An initiative in Germany to push for local government powers to set 30 km/h limits has signed-up its 100th city.  

The “Lebenswerte Städte durch angemessene Geschwindigkeiten” campaign, which can be roughly translated as “Liveable cities need reasonable speeds”, is calling on the federal government to change the law in order to let local authorities introduce 30 km/h speed limits more easily.  The current road traffic law sets narrow limits for the local authorities and only allows speed limits to be changed when specific hazards are shown, such as a school crossing, and only for certain road sections, not whole zones.

The initiative was launched in July 2021 by the cities of Aachen, Augsburg, Freiburg, Hanover, Leipzig, Münster and Ulm.  Berlin, the German capital, is one of the latest to sign-up.

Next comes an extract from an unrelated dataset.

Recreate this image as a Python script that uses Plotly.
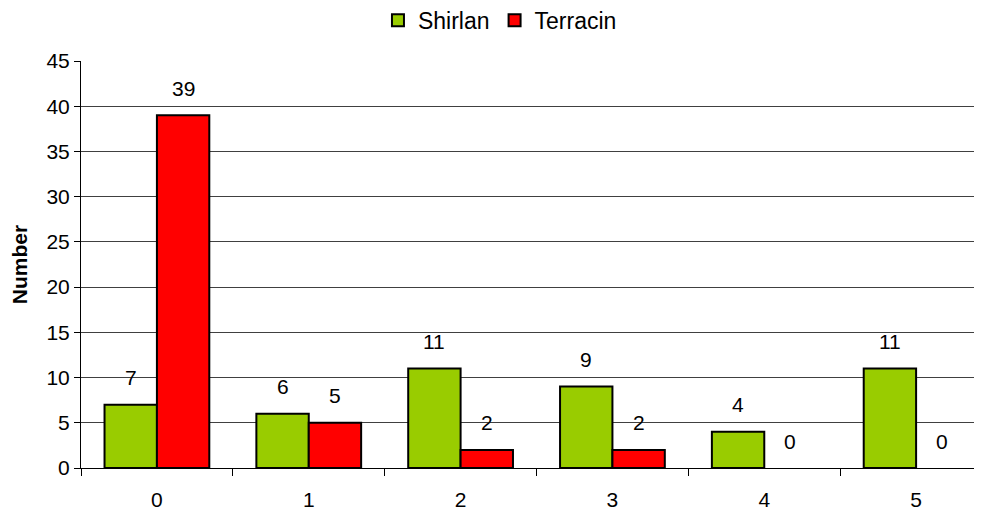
import plotly.graph_objects as go

categories = ["0", "1", "2", "3", "4", "5"]
shirlan = [7, 6, 11, 9, 4, 11]
terracin = [39, 5, 2, 2, 0, 0]
series_names = ["Shirlan", "Terracin"]
series_colors = ["#99CC00", "#FF0000"]
y_ticks = [0, 5, 10, 15, 20, 25, 30, 35, 40, 45]

FONT = "Liberation Sans, Arial, sans-serif"
bargap = 0.31

fig = go.Figure()
for name, vals, col in zip(series_names, [shirlan, terracin], series_colors):
    fig.add_trace(go.Bar(
        name=name, x=categories, y=vals,
        marker=dict(color=col,
                    line=dict(color="black", width=[2 if v else 0 for v in vals])),
    ))

# data labels above each bar
n = len(series_names)
w = (1 - bargap) / n
annotations = []
for i, vals in enumerate([shirlan, terracin]):
    for k, v in enumerate(vals):
        annotations.append(dict(
            x=k + (i - (n - 1) / 2) * w, y=v, xref="x", yref="y",
            text=str(v), showarrow=False, yanchor="middle", yshift=27,
            font=dict(family=FONT, size=21, color="black"),
        ))

# page body adds an 8px offset, so the figure is sized to fit the window
fig.update_layout(
    width=974, height=507,
    barmode="group", bargap=bargap, bargroupgap=0,
    paper_bgcolor="white", plot_bgcolor="white",
    margin=dict(l=73, r=0, t=53, b=47, autoexpand=False),
    font=dict(family=FONT, size=21, color="black"),
    showlegend=True,
    legend=dict(orientation="h", x=0.465, xanchor="center", y=1.10, yref="paper",
                yanchor="middle", font=dict(family=FONT, size=23, color="black"),
                itemwidth=30, traceorder="normal", tracegroupgap=0,
                itemsizing="constant", bgcolor="rgba(0,0,0,0)"),
    annotations=annotations,
)
fig.update_xaxes(
    type="category", range=[-0.5, 5.434], automargin=False,
    showline=True, linecolor="black", linewidth=1,
    ticks="outside", tickson="boundaries", ticklen=7, tickcolor="black",
    tickfont=dict(family=FONT, size=21, color="black"),
    ticklabelstandoff=13,
    showgrid=False,
)
fig.update_yaxes(
    range=[0, 45], tickvals=y_ticks, automargin=False,
    showline=True, linecolor="black", linewidth=1,
    ticks="outside", ticklen=6, tickcolor="black",
    tickfont=dict(family=FONT, size=21, color="black"),
    showgrid=True, gridcolor="#404040", gridwidth=1,
    zeroline=False,
    title=dict(text="<b>Number</b>", font=dict(family=FONT, size=21, color="black"), standoff=14),
)

fig.write_html("out.html")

The governing coalition in Germany included a reference to such a legal change in its coalition agreement, but there has been little progress since. 

“The rapid growth of the initiative and its non-partisan character show the urgency of the matter… this is about quality of life in our cities and not about transport policy ideology,” said Thomas Dieberg, Mayor of the City of Leipzig and spokesman for the initiative.

Frauke Burgdorff, city planning officer of the city of Aachen and also spokesperson for the city initiative, commented: “Lower speeds…can make a significant contribution to achieving urban planning, traffic and environmental goals…and a city worth living in.”